My son was asleep in the next room, so I did everything in my power to internalize my exclamations of shock. “Was this really happening?” I thought. “Was Nutini, who very rarely came to the U.S., really coming to Utah?”

A quick Google search provided confirmation. On the heels of his fourth album, “Last Night in the Bittersweet,” Nutini was going on a full-fledged tour, including a stop at Salt Lake City’s The Commonwealth Room on March 16.

So much has changed since my moment of discovery — for both me and Nutini. That 19-year-old college student, who was living away from her family for the first time and experiencing newfound independence, now has her own home and family. Nutini’s soulful sound, meanwhile, has evolved into a conglomeration of styles. He’s spent the past several years away from the public eye, figuring out what he wanted to say next and how he wanted to say it. 

And he’s been extremely deliberate about when to say it — there was a five-year gap between his second and third album, and an eight-year gap before he released “Last Night in the Bittersweet” to the world.

“When it does go out there, it’s not yours anymore, is it?” he recently told Ireland’s Hot Press magazine. “Maybe that’s why I hold onto things for so long.

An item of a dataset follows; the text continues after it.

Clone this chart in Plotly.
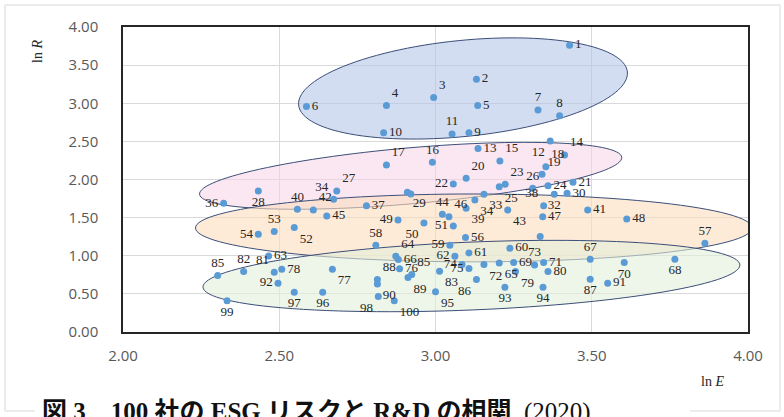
import math
import plotly.graph_objects as go

# ---- data: ln E (x) and ln R (y) for each company, with its point label ----
labels = ["1", "2", "3", "4", "5", "6", "7", "8", "9", "10",
          "11", "12", "13", "14", "15", "16", "17", "18", "19", "20",
          "21", "22", "23", "24", "25", "26", "27", "28", "29", "30",
          "", "32", "33", "34", "34", "36", "37", "38", "39", "40",
          "41", "42", "43", "44", "45", "46", "47", "48", "49", "50",
          "51", "52", "53", "54", "", "56", "57", "58", "59", "60",
          "61", "62", "63", "64", "65", "66", "67", "68", "69", "70",
          "71", "72", "73", "74", "75", "76", "77", "78", "79", "80",
          "81", "82", "83", "85", "85", "86", "87", "88", "89", "90",
          "91", "92", "93", "94", "95", "96", "97", "98", "99", "100"]

ln_e = [3.429, 3.131, 2.994, 2.843, 3.135, 2.587, 3.328, 3.397, 3.107, 2.834,
        3.053, 3.367, 3.136, 3.413, 3.206, 2.990, 2.843, 3.353, 3.341, 3.098,
        3.440, 3.057, 3.223, 3.360, 3.204, 3.311, 2.684, 2.433, 2.910, 3.421,
        2.921, 3.380, 3.155, 3.126, 2.674, 2.322, 2.779, 3.346, 3.098, 2.558,
        3.487, 2.609, 3.231, 3.022, 2.652, 3.043, 3.343, 3.612, 2.880, 2.963,
        3.057, 2.548, 2.484, 2.433, 3.335, 3.096, 3.862, 2.809, 3.046, 3.238,
        3.107, 3.062, 2.466, 2.873, 3.204, 2.881, 3.495, 3.766, 3.250, 3.604,
        3.346, 3.155, 3.317, 3.085, 3.107, 2.885, 2.670, 2.508, 3.256, 3.360,
        2.484, 2.386, 3.013, 2.303, 2.924, 3.131, 3.495, 2.814, 2.912, 2.814,
        3.551, 2.496, 3.222, 3.344, 3.000, 2.639, 2.548, 2.817, 2.333, 2.868]

ln_r = [3.761, 3.316, 3.077, 2.972, 2.972, 2.959, 2.910, 2.836, 2.613, 2.613,
        2.596, 2.504, 2.408, 2.321, 2.242, 2.225, 2.190, 2.168, 2.070, 2.015,
        1.963, 1.941, 1.937, 1.919, 1.905, 1.885, 1.849, 1.849, 1.832, 1.819,
        1.810, 1.806, 1.806, 1.731, 1.741, 1.688, 1.657, 1.657, 1.622, 1.610,
        1.600, 1.600, 1.600, 1.544, 1.522, 1.513, 1.513, 1.483, 1.470, 1.430,
        1.391, 1.369, 1.317, 1.282, 1.251, 1.238, 1.164, 1.138, 1.138, 1.099,
        1.037, 0.994, 0.998, 0.994, 0.906, 0.950, 0.955, 0.955, 0.911, 0.911,
        0.911, 0.884, 0.880, 0.884, 0.832, 0.828, 0.823, 0.823, 0.793, 0.793,
        0.784, 0.793, 0.797, 0.740, 0.753, 0.688, 0.693, 0.688, 0.715, 0.630,
        0.640, 0.640, 0.588, 0.588, 0.527, 0.522, 0.522, 0.465, 0.409, 0.409]

# where each point label sits relative to its marker
label_pos = ["middle right", "middle right", "top right", "top right", "middle right",
             "middle right", "top center", "top center", "middle right", "middle right",
             "top center", "bottom left", "middle right", "top right", "top right",
             "top center", "top right", "top right", "top right", "top right",
             "middle right", "middle left", "top right", "middle right", "bottom right",
             "top center", "top right", "bottom center", "bottom right", "middle right",
             "middle right", "bottom center", "bottom right", "bottom right", "top left",
             "middle left", "middle right", "top left", "bottom right", "top center",
             "middle right", "top right", "bottom right", "top center", "middle right",
             "top right", "middle right", "middle right", "middle left", "bottom left",
             "middle left", "bottom right", "top center", "middle left", "middle right",
             "middle right", "top center", "top center", "middle left", "middle right",
             "middle right", "middle left", "middle right", "top right", "bottom right",
             "middle right", "top center", "bottom center", "middle right", "bottom center",
             "middle right", "bottom right", "top center", "middle left", "middle left",
             "middle right", "bottom right", "middle right", "bottom right", "middle right",
             "top left", "top center", "bottom right", "top center", "top right",
             "bottom left", "bottom center", "top right", "bottom right", "bottom right",
             "middle right", "middle left", "bottom center", "bottom center", "bottom right",
             "bottom center", "bottom center", "bottom left", "bottom center", "bottom right"]

# group ellipses: left tip, right tip (ln E, ln R), half thickness in ln R units
ellipse_groups = [
    dict(left=(2.562, 2.976), right=(3.614, 3.412), half=0.63,
         fill="rgba(180,199,231,0.6)"),
    dict(left=(2.245, 1.806), right=(3.596, 2.291), half=0.367,
         fill="rgba(247,212,232,0.55)"),
    dict(left=(2.232, 1.365), right=(4.013, 1.365), half=0.445,
         fill="rgba(251,222,190,0.6)"),
    dict(left=(2.256, 0.588), right=(3.974, 0.880), half=0.445,
         fill="rgba(226,239,218,0.6)"),
]

# ---- layout geometry ----
W, H = 784, 417
ML, MR, MT, MB = 123, 36, 27, 85
PW, PH = W - ML - MR, H - MT - MB
X_RANGE = (2.0, 4.0)
Y_RANGE = (0.0, 4.0)
SX = PW / (X_RANGE[1] - X_RANGE[0])
SY = PH / (Y_RANGE[1] - Y_RANGE[0])


def ellipse_path(left, right, half, n=120):
    # build the ellipse in screen proportions, then map back to data units
    lx, ly = left[0] * SX, left[1] * SY
    rx, ry = right[0] * SX, right[1] * SY
    cx, cy = (lx + rx) / 2, (ly + ry) / 2
    ax, ay = (rx - lx) / 2, (ry - ly) / 2
    alen = math.hypot(ax, ay)
    nx, ny = -ay / alen, ax / alen
    b = half * SY
    pts = []
    for i in range(n + 1):
        t = 2 * math.pi * i / n
        px = cx + ax * math.cos(t) + nx * b * math.sin(t)
        py = cy + ay * math.cos(t) + ny * b * math.sin(t)
        pts.append((px / SX, py / SY))
    return "M " + " L ".join(f"{x:.4f},{y:.4f}" for x, y in pts) + " Z"


def px_to_paper(px, py):
    return (px - ML) / PW, (H - MB - py) / PH


fig = go.Figure()

fig.add_trace(go.Scatter(
    x=ln_e, y=ln_r, mode="markers+text",
    text=labels, textposition=label_pos,
    marker=dict(size=7, color="#5B9BD5"),
    textfont=dict(family="Liberation Serif, Times New Roman, serif", size=13, color="#262626"),
    cliponaxis=False, hoverinfo="x+y+text", showlegend=False,
))

shapes = []
for g in ellipse_groups:
    shapes.append(dict(
        type="path", xref="x", yref="y", layer="between",
        path=ellipse_path(g["left"], g["right"], g["half"]),
        fillcolor=g["fill"], line=dict(color="#3B4E78", width=1),
    ))

# outer chart frame
x0, y0 = px_to_paper(5, 411)
x1, y1 = px_to_paper(780, 5)
shapes.append(dict(type="rect", xref="paper", yref="paper", layer="above",
                   x0=x0, y0=y0, x1=x1, y1=y1,
                   line=dict(color="#d9d9d9", width=1), fillcolor="rgba(0,0,0,0)"))
# caption box
cx0, cy0 = px_to_paper(35, 420)
cx1, cy1 = px_to_paper(690, 398)
shapes.append(dict(type="rect", xref="paper", yref="paper", layer="above",
                   x0=cx0, y0=cy0, x1=cx1, y1=cy1,
                   line=dict(width=0), fillcolor="white"))

annotations = []
ax_x, ax_y = px_to_paper(38, 52)
annotations.append(dict(
    x=ax_x, y=ax_y, xref="paper", yref="paper", showarrow=False,
    text="ln <i>R</i>", textangle=-90,
    font=dict(family="Liberation Serif, Times New Roman, serif", size=14, color="#262626"),
    xanchor="center", yanchor="middle"))
ex, ey = px_to_paper(712, 381)
annotations.append(dict(
    x=ex, y=ey, xref="paper", yref="paper", showarrow=False,
    text="ln <i>E</i>",
    font=dict(family="Liberation Serif, Times New Roman, serif", size=14, color="#262626"),
    xanchor="center", yanchor="middle"))
tx, ty = px_to_paper(40, 396)
annotations.append(dict(
    x=tx, y=ty, xref="paper", yref="paper", showarrow=False,
    text="<b>図 3　100 社の ESG リスクと R&amp;D の相関</b>  (2020)",
    font=dict(family="Liberation Serif, Noto Sans CJK JP, serif", size=25, color="#111111"),
    xanchor="left", yanchor="top"))

axis_common = dict(
    showgrid=True, gridcolor="#d9d9d9", gridwidth=1.3,
    showline=True, linecolor="#262626", linewidth=1.5, mirror=True,
    zeroline=False, ticks="",
    tickfont=dict(family="Open Sans, DejaVu Sans, sans-serif", size=15, color="#595959"),
    tickformat=".2f", dtick=0.5,
)

fig.update_layout(
    width=W, height=H,
    margin=dict(l=ML, r=MR, t=MT, b=MB, pad=0),
    paper_bgcolor="white", plot_bgcolor="white",
    xaxis=dict(range=list(X_RANGE), tick0=2.0, ticklabelstandoff=9, **axis_common),
    yaxis=dict(range=list(Y_RANGE), tick0=0.0, ticklabelstandoff=20, **axis_common),
    shapes=shapes, annotations=annotations,
)

fig.write_html("out.html")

I kind of like the idea of keeping them for me.” 

But now, Nutini is ready to share, and I’m ready to listen to every word.

I’ll be wearing my beloved “Got Paolo Nutini?” shirt at his Salt Lake show. It’s had a lot of wear and tear over the years and the white letters have completely faded away. It’s just a plain black T-shirt now.

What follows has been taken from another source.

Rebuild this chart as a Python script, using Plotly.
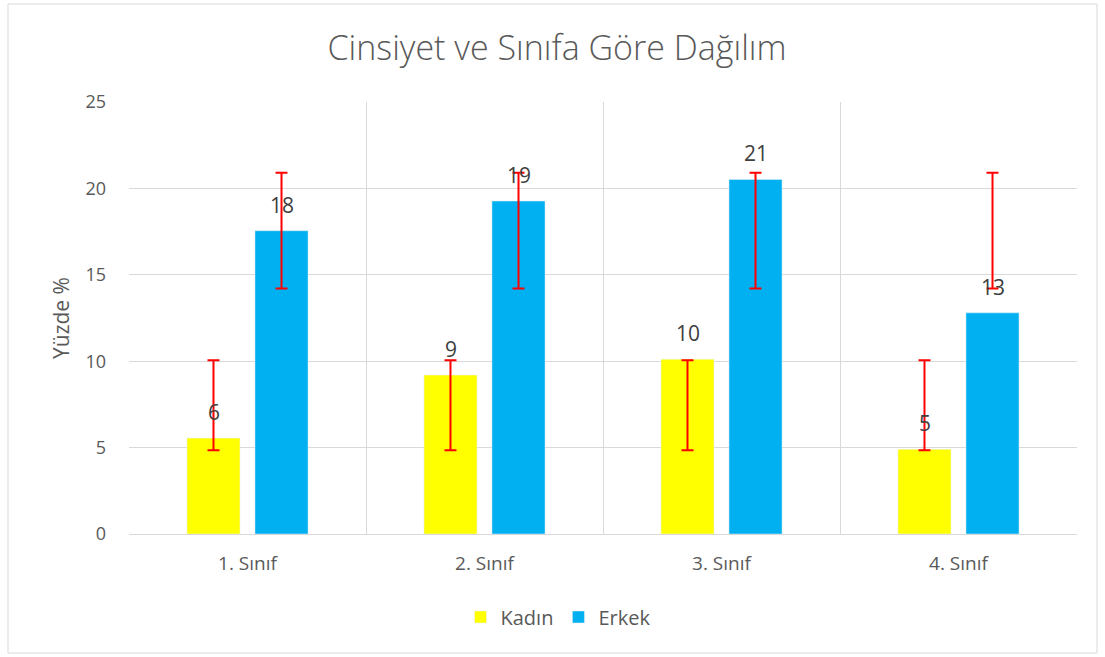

But at this point, what that shirt represents is far more important than how it looks. It’s a symbol of my father’s love. It brings back the whirlwind of emotions from that summer day in Paisley with my mom. It’s a reminder of the wonderful friendships I made in college and the music that has brought me so much joy over the years.

Even without the letters, Nutini is still very much a part of that shirt.

So I’ll gladly wear it, and smile at the irony of my 13-year saga: That after I attempted to find him across the pond, Nutini, in his own time, came to me.